Communications were still bad. Mostly they spoke into recorders. It would be important to get their observations because the instruments weren’t going to be much use. Too much sandblasting. They had preserved the big telescope that could be attached to the color TV, though, and they’d record the video as well as try to send it back to Earth.

“Solar power’s down to about twenty-five percent,” Rick Delanty reported.

“Save the batteries,” Baker said.

“Rojj.”

It was getting warm in the spacecraft, but they needed the power for the recorders and other instruments.

Leonilla Malik spoke rapid-fire Russian into a mike. Jakov played with the transmitter controls, trying to get some response from Baikunyar. No luck. Leonilla continued to record. She had moored herself oddly, twisting to watch the observation port and still see the instrument board. Rick tried to follow what she was saying, but she was using too many unfamiliar words. Waxing lyrical, Rick thought. Letting her poetic streak have its way. Why not? How else could you describe being inside a comet?

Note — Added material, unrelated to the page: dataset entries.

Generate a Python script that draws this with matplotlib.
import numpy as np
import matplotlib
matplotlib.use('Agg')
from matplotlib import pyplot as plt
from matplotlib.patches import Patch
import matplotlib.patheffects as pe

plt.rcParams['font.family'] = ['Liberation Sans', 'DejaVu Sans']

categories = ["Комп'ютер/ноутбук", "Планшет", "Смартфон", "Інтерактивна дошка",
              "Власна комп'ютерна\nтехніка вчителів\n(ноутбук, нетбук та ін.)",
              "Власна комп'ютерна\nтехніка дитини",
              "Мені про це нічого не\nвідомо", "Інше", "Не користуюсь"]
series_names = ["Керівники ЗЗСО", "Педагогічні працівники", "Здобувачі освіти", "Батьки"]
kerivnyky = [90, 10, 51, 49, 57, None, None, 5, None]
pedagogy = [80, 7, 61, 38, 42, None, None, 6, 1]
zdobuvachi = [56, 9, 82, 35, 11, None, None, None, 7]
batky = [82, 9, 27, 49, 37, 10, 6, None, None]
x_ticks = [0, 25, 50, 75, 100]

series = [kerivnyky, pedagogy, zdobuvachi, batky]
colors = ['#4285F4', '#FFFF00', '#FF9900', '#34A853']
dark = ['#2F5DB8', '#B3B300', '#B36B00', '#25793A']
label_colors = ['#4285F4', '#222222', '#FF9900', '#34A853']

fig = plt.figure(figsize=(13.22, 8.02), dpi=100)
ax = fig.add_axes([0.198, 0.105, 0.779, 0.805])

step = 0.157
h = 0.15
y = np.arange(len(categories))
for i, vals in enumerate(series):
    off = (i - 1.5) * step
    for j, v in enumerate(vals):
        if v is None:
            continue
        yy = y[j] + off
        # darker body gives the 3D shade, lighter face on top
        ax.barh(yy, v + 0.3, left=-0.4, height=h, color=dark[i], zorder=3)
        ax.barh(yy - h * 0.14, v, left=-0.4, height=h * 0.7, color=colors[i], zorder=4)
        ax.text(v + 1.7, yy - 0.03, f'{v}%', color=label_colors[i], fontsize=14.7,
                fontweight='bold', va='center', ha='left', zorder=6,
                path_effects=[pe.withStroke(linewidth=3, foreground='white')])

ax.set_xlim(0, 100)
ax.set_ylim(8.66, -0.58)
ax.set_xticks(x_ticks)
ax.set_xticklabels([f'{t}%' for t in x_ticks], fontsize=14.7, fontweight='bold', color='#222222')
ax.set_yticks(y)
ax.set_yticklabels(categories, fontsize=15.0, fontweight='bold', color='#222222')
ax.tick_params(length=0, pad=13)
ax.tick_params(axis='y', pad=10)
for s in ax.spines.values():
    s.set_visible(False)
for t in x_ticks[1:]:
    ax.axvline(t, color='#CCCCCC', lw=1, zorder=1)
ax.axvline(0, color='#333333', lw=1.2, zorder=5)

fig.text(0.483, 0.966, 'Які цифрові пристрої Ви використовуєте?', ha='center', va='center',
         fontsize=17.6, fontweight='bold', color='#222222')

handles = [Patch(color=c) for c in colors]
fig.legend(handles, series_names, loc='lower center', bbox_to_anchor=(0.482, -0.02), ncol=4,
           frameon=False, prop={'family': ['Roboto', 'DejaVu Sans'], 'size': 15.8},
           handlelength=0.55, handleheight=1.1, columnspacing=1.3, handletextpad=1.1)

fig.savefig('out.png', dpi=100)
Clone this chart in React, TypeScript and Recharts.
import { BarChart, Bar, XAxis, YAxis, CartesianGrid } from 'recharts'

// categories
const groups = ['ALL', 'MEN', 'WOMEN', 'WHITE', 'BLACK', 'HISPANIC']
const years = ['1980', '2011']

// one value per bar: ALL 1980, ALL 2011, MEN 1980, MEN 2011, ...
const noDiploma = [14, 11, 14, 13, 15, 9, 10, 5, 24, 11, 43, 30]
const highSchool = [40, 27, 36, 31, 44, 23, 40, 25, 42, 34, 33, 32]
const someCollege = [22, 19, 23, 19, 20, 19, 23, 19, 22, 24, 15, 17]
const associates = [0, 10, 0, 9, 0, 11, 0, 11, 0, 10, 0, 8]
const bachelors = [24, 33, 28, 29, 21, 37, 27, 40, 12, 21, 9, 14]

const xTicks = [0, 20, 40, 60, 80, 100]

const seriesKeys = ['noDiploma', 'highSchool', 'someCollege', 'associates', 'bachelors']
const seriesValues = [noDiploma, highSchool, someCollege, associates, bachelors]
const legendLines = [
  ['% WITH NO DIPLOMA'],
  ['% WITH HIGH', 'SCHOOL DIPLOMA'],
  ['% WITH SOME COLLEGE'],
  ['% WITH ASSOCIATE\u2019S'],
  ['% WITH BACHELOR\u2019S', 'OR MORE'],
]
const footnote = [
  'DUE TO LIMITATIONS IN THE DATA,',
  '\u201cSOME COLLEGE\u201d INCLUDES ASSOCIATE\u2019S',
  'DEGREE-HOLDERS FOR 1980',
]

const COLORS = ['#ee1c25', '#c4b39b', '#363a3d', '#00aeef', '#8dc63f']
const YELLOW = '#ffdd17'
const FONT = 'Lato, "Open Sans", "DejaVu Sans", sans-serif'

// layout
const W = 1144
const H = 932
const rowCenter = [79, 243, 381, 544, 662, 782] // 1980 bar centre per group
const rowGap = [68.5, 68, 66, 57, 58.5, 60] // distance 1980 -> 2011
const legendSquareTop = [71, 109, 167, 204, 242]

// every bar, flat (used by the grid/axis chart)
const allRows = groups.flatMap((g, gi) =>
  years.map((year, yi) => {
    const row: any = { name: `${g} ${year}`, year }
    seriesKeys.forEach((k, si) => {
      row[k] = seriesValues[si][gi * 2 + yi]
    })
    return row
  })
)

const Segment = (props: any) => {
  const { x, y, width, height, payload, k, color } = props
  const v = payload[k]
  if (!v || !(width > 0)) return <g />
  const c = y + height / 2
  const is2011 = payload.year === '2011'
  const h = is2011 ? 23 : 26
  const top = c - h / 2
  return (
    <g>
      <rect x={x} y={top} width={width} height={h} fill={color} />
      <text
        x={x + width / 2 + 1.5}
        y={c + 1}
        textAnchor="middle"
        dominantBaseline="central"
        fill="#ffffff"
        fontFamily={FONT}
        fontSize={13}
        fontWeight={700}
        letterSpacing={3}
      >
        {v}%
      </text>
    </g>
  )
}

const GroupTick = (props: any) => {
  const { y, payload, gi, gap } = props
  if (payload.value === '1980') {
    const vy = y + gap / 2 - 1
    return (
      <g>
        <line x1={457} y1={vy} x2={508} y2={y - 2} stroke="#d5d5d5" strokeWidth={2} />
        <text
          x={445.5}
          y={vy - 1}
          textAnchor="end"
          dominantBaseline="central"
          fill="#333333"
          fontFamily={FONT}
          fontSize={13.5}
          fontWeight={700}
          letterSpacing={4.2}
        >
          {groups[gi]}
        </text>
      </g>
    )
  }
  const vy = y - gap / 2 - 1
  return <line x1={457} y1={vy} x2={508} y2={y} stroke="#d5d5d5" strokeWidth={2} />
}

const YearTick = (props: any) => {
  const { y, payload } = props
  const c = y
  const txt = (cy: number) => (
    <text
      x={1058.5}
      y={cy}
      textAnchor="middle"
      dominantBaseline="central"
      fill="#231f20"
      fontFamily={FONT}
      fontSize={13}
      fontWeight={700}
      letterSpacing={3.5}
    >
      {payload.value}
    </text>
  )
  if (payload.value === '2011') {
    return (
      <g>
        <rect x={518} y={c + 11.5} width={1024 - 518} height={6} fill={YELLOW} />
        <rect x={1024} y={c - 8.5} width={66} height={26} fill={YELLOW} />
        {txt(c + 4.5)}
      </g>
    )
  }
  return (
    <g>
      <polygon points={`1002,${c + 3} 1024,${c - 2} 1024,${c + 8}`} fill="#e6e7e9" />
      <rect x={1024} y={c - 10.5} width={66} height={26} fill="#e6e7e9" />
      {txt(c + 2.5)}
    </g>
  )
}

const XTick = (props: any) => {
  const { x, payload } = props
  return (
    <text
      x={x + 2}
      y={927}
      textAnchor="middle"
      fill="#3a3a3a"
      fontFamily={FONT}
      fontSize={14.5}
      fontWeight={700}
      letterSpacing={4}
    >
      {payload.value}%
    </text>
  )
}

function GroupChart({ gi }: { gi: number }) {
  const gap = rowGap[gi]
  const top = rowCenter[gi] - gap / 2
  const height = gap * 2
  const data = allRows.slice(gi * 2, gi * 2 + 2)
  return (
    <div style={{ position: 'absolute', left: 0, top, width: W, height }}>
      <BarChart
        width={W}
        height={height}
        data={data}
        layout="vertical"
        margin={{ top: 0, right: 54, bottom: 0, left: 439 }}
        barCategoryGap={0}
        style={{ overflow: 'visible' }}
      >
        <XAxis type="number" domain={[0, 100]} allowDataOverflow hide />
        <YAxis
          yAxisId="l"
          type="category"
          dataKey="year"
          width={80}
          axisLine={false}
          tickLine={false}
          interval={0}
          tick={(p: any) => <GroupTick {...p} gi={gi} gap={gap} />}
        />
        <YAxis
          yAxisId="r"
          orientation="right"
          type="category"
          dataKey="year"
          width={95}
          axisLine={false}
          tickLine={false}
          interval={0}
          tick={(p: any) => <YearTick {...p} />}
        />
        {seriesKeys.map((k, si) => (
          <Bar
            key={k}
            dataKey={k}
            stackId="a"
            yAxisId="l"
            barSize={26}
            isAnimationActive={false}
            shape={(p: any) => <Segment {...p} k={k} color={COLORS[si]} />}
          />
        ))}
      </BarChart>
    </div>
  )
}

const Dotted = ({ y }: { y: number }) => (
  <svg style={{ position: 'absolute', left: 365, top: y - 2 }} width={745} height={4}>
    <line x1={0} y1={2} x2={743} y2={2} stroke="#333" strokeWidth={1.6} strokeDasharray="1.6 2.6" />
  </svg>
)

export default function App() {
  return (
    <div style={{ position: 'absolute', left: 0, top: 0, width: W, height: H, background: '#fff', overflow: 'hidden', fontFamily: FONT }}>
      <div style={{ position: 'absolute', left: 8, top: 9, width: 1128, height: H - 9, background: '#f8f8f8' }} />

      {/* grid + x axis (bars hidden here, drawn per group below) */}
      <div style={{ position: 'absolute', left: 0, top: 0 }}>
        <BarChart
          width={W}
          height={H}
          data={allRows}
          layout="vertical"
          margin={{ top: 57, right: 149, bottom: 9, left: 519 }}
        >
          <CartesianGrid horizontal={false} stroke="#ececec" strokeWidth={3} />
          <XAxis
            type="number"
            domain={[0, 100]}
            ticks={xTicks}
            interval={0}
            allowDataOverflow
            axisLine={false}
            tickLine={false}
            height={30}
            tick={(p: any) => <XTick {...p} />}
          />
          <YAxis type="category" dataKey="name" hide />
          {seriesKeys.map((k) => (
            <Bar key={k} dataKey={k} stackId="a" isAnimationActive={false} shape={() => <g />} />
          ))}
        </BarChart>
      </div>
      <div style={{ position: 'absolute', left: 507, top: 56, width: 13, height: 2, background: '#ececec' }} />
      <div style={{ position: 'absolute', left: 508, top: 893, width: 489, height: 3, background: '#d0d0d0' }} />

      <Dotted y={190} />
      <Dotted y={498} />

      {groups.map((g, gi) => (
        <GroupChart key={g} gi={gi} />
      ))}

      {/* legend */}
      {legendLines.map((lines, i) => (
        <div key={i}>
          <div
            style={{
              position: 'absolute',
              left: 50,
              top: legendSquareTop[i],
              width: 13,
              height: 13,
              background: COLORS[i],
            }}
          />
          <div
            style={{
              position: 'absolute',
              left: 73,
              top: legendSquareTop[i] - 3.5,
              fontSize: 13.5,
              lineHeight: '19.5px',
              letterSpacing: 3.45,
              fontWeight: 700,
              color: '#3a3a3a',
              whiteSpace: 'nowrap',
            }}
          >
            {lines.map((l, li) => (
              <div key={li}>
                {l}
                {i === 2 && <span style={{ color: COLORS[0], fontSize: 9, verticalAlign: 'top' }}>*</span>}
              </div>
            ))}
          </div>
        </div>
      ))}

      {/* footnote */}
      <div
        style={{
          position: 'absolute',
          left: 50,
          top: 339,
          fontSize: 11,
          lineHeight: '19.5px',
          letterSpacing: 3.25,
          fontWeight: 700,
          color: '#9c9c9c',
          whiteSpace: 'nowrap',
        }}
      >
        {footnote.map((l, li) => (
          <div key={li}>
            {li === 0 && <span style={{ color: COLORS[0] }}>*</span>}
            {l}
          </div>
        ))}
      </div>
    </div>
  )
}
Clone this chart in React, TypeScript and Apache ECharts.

They now knew less about Hamner-Brown’s path than Houston did. The last report from Houston was a miss by one thousand kilometers, but Rick wondered. Was that based on his visual observation? Because if it was, it meant only that that particular mountain would be that far off, and the cloud of solid gup was large. Not that large, though. Surely not that large.